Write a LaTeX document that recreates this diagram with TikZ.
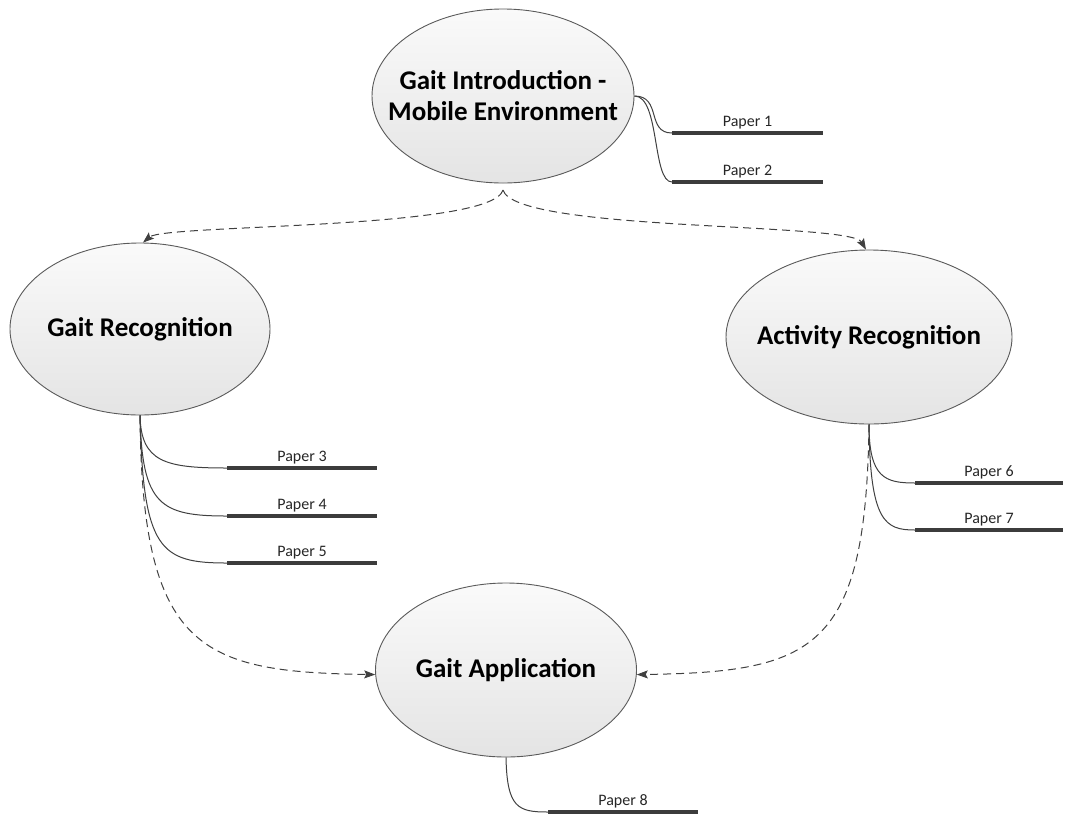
\documentclass[tikz,border=0pt]{standalone}
\usepackage{fontspec}
\setmainfont{Carlito}
\usetikzlibrary{shapes.geometric,arrows.meta,calc}
\definecolor{edge}{RGB}{64,64,64}
\definecolor{rim}{RGB}{90,90,90}
\definecolor{bar}{RGB}{60,60,60}
\tikzset{
  topic/.style={ellipse, draw=rim, line width=0.9pt, inner xsep=-25pt, inner ysep=0pt,
    top color={rgb,255:red,250;green,250;blue,250}, bottom color={rgb,255:red,228;green,228;blue,228},
    font=\fontsize{27}{31}\selectfont\bfseries, align=center, text=black},
  paperbar/.style={line width=4.5pt, draw=bar},
  paperlbl/.style={anchor=base, font=\fontsize{16}{18}\selectfont, text=black!85},
  twig/.style={draw=edge, line width=1pt},
  flow/.style={draw=edge, line width=1pt, dash pattern=on 8pt off 5pt,
    -{Stealth[length=11pt,width=8pt,inset=2pt]}}
}
\begin{document}
\begin{tikzpicture}[x=1pt,y=-1pt]
\useasboundingbox (0,0) rectangle (1070,815);

% topics
\node[topic, minimum width=262pt, minimum height=174pt] (gi) at (503,96) {Gait Introduction -\\Mobile Environment};
\node[topic, minimum width=260pt, minimum height=172pt] (gr) at (140,329) {Gait Recognition};
\node[topic, minimum width=286pt, minimum height=174pt] (ar) at (869,337) {Activity Recognition};
\node[topic, minimum width=261pt, minimum height=174pt] (ga) at (506,670) {Gait Application};

% paper bars
\coordinate (p1s) at (672,133); \coordinate (p1e) at (823,133);
\coordinate (p2s) at (672,182); \coordinate (p2e) at (823,182);
\coordinate (p3s) at (227,468); \coordinate (p3e) at (377,468);
\coordinate (p4s) at (227,516); \coordinate (p4e) at (377,516);
\coordinate (p5s) at (227,563); \coordinate (p5e) at (377,563);
\coordinate (p6s) at (915,483); \coordinate (p6e) at (1063,483);
\coordinate (p7s) at (915,530); \coordinate (p7e) at (1063,530);
\coordinate (p8s) at (548,812); \coordinate (p8e) at (698,812);

\foreach \i in {1,...,8} {
  \draw[paperbar] (p\i s) -- (p\i e);
  \node[paperlbl] (l\i) at ($(p\i s)!0.5!(p\i e)+(0,-7)$) {Paper \i};
}

% twigs
\draw[twig] (gi.east) .. controls (662,96) and (646,133) .. (p1s);
\draw[twig] (gi.east) .. controls (660,96) and (652,182) .. (p2s);
\draw[twig] (gr.south) .. controls (141,462) and (165,468) .. (p3s);
\draw[twig] (gr.south) .. controls (142,505) and (160,516) .. (p4s);
\draw[twig] (gr.south) .. controls (143,550) and (160,563) .. (p5s);
\draw[twig] (ar.south) .. controls (869,478) and (885,483) .. (p6s);
\draw[twig] (ar.south) .. controls (870,522) and (885,530) .. (p7s);
\draw[twig] (ga.south) .. controls (507,808) and (518,812) .. (p8s);

% flows
\coordinate (split) at (503,190);
\draw[flow] (split) .. controls (492,230) and (165,224) .. (gr.88);
\draw[flow] (split) .. controls (515,232) and (850,222) .. (ar.92);
\draw[flow] (gr.south) .. controls (142,650) and (200,672) .. (ga.182);
\draw[flow] (ar.south) .. controls (866,650) and (815,672) .. (ga.358);
\end{tikzpicture}
\end{document}
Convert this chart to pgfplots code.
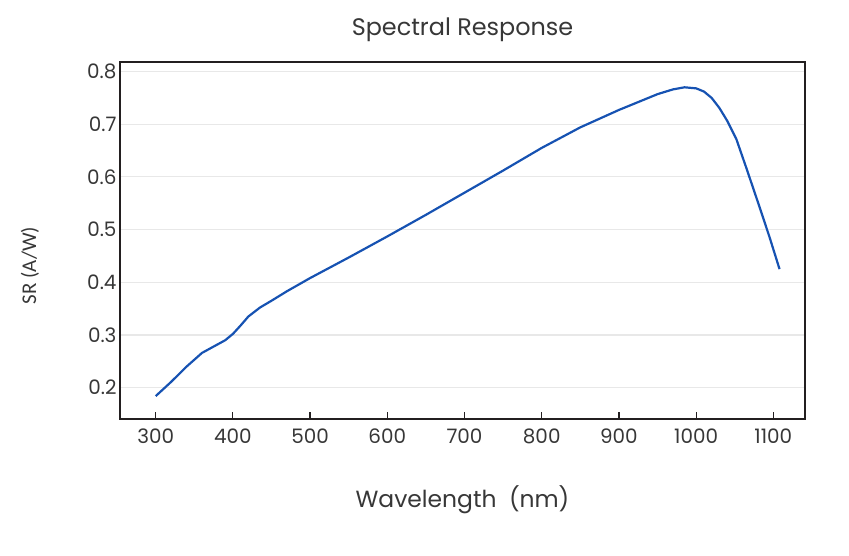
\documentclass[border=0pt]{standalone}
\usepackage{pgfplots}
\pgfplotsset{compat=1.18}
\usepackage{fontspec}
\setmainfont{Poppins}
\newfontfamily\calib{Carlito}
\definecolor{curve}{RGB}{22,82,178}
\definecolor{frame}{RGB}{35,31,32}
\definecolor{gridc}{RGB}{232,232,232}
\definecolor{txt}{RGB}{55,55,55}
\begin{document}
\begin{tikzpicture}
\begin{axis}[
  at={(0,0)}, anchor=south west,
  scale only axis, width=685bp, height=357bp,
  xmin=253.8, xmax=1141, ymin=0.1406, ymax=0.818,
  xtick={300,400,...,1100}, ytick={0.2,0.3,...,0.8},
  yticklabels={0.2,0.3,0.4,0.5,0.6,0.7,0.8},
  xtick pos=bottom, xtick align=inside, major tick length=7bp,
  ytick style={draw=none},
  tick style={line width=1.2pt, frame},
  axis line style={line width=1.6pt, frame},
  ymajorgrids, grid style={line width=1.2pt, gridc},
  /pgf/number format/assume math mode=true,
  /pgf/number format/1000 sep={},
  ticklabel style={font=\fontsize{20}{22}\selectfont, text=txt},
  xticklabel style={yshift=-6bp},
  yticklabel style={xshift=0bp},
  title={Spectral Response},
  title style={font=\fontsize{24}{26}\selectfont, text=txt, at={(rel axis cs:0.5,1)}, anchor=center, yshift=26bp},
  xlabel={Wavelength\ \ (nm)},
  xlabel style={font=\fontsize{23.5}{25}\selectfont, text=txt, at={(rel axis cs:0.5,0)}, anchor=center, yshift=-81bp},
  ylabel={\calib SR (A/W)},
  ylabel style={font=\fontsize{21}{23}\selectfont\calib, text=txt, at={(rel axis cs:0,0.43)}, anchor=center, yshift=90bp},
]
\addplot[curve, line width=2.2pt, line join=round] coordinates {
(300,0.184) (320,0.211) (340,0.240) (360,0.266) (375,0.278) (390,0.290)
(400,0.302) (410,0.318) (420,0.335) (435,0.352) (450,0.365) (470,0.383)
(500,0.408) (550,0.447) (600,0.487) (650,0.528) (700,0.570) (750,0.612)
(800,0.655) (850,0.694) (900,0.727) (950,0.757) (970,0.766) (985,0.770)
(1000,0.768) (1010,0.762) (1020,0.750) (1030,0.731) (1040,0.707) (1052,0.672)
(1065,0.617) (1080,0.552) (1095,0.486) (1108,0.425)
};
\end{axis}
\useasboundingbox (-120bp,-137bp) rectangle (729bp,419bp);
\end{tikzpicture}
\end{document}
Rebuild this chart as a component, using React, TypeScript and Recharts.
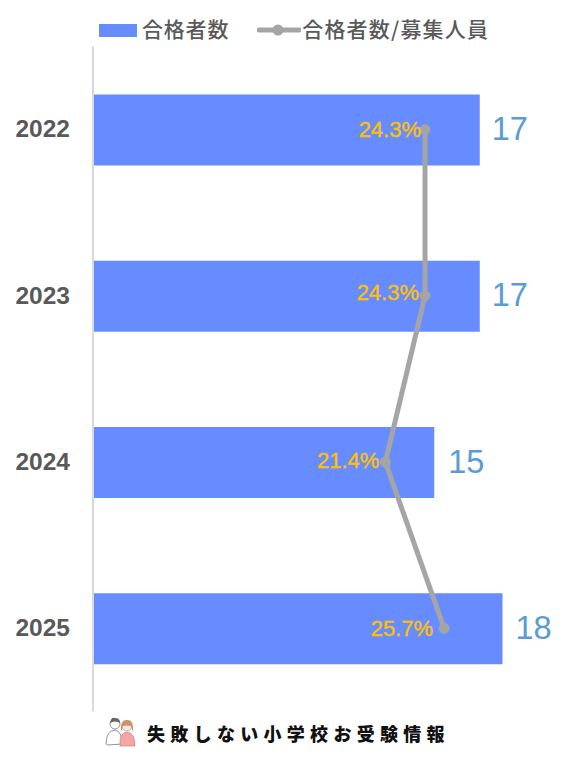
import { Bar, ComposedChart, LabelList, Line, XAxis, YAxis } from "recharts";

const years = ["2022", "2023", "2024", "2025"];
const passers = [17, 17, 15, 18];
const passRates = [24.3, 24.3, 21.4, 25.7];

const data = years.map((year, i) => ({
  year,
  passers: passers[i],
  rate: passRates[i],
}));

const CJK = '"Noto Sans CJK JP", "Noto Sans", sans-serif';
const LATIN = '"Liberation Sans", Arial, sans-serif';

// the labels are not evenly placed next to their marks
const rateGap = [4, 6, 6, 11];
const rateLift = [0, -3, -2, 0];
const countGap = [12, 12, 14, 13];

const RateLabel = (props: any) => {
  const { x, y, index, value } = props;
  return (
    <text
      x={x - rateGap[index]}
      y={y + rateLift[index]}
      textAnchor="end"
      dominantBaseline="central"
      fontFamily={LATIN}
      fontSize={22}
      fontWeight={400}
      fill="#ffc000"
      stroke="#ffc000"
      strokeWidth={0.4}
    >
      {value.toFixed(1)}%
    </text>
  );
};

const CountLabel = (props: any) => {
  const { x, y, width, height, index, value } = props;
  return (
    <text
      x={x + width + countGap[index]}
      y={y + height / 2 - 1}
      dominantBaseline="central"
      fontFamily={LATIN}
      fontSize={32.5}
      fill="#5b9bd5"
    >
      {value}
    </text>
  );
};

const ChartLegend = () => (
  <div
    style={{
      position: "absolute",
      left: 99,
      top: 16,
      height: 28,
      display: "flex",
      alignItems: "center",
      fontFamily: CJK,
      fontSize: 21,
      fontWeight: 500,
      letterSpacing: 0.8,
      color: "#595959",
      whiteSpace: "nowrap",
    }}
  >
    <span style={{ width: 38, height: 13, background: "#668cff", marginRight: 5 }} />
    <span style={{ marginRight: 28, position: "relative", top: -2 }}>合格者数</span>
    <svg width={44} height={14} style={{ marginRight: 1 }}>
      <line x1={2} y1={7} x2={42} y2={7} stroke="#a5a5a5" strokeWidth={5} strokeLinecap="round" />
      <circle cx={21} cy={7} r={5.5} fill="#a5a5a5" />
    </svg>
    <span style={{ position: "relative", top: -2, letterSpacing: 1.2 }}>合格者数/募集人員</span>
  </div>
);

const Couple = () => (
  <svg width={32} height={32} style={{ position: "absolute", left: 104, top: 716 }}>
    <path d="M2 28 Q2 15 11 14 Q18 15 18 28 L4 29 Z" fill="#fff" stroke="#777" strokeWidth={0.8} />
    <circle cx={11} cy={8} r={5} fill="#fff" stroke="#777" strokeWidth={0.8} />
    <path d="M6 7 Q7 1 11 2 Q16 2 16 7 Q11 4 6 7 Z" fill="#666" />
    <path d="M16 30 Q15 17 23 16 Q31 17 31 30 Z" fill="#f4a6a6" stroke="#b77" strokeWidth={0.6} />
    <circle cx={23} cy={10} r={5} fill="#fde8dc" stroke="#a86" strokeWidth={0.6} />
    <path d="M17 16 Q16 3 23 4 Q30 3 29 16 L27 10 Q23 9 19 10 Z" fill="#c9936b" />
  </svg>
);

const App = () => (
  <div
    style={{
      position: "absolute",
      left: 0,
      top: 0,
      width: 577,
      height: 760,
      background: "#fff",
    }}
  >
    <ComposedChart
      layout="vertical"
      width={577}
      height={760}
      data={data}
      margin={{ top: 46.5, right: 29, bottom: 48.5, left: 0 }}
    >
      <XAxis xAxisId="count" type="number" domain={[0, 20]} hide />
      <XAxis xAxisId="rate" type="number" domain={[0, 33.3]} hide />
      <YAxis
        type="category"
        dataKey="year"
        width={93}
        axisLine={{ stroke: "#d9d9d9", strokeWidth: 2 }}
        tickLine={false}
        tickMargin={17}
        dy={-1}
        tick={{ fontFamily: LATIN, fontSize: 24.5, fontWeight: 700, fill: "#595959" }}
      />
      <Bar
        xAxisId="count"
        dataKey="passers"
        fill="#668cff"
        barSize={71}
        isAnimationActive={false}
      >
        <LabelList dataKey="passers" content={CountLabel} />
      </Bar>
      <Line
        xAxisId="rate"
        dataKey="rate"
        stroke="#a5a5a5"
        strokeWidth={5}
        dot={{ r: 5, fill: "#a5a5a5", stroke: "#a5a5a5", strokeWidth: 1 }}
        isAnimationActive={false}
      >
        <LabelList dataKey="rate" content={RateLabel} />
      </Line>
    </ComposedChart>
    <ChartLegend />
    <Couple />
    <div
      style={{
        position: "absolute",
        left: 147,
        top: 720,
        fontFamily: CJK,
        fontSize: 18,
        fontWeight: 900,
        letterSpacing: 5.3,
        color: "#111",
        whiteSpace: "nowrap",
      }}
    >
      失敗しない小学校お受験情報
    </div>
  </div>
);

export default App;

_____

→ **What you need to do**:
Only the count is needed: the number of lines in the data that include the word "this".

→ **In response**:
3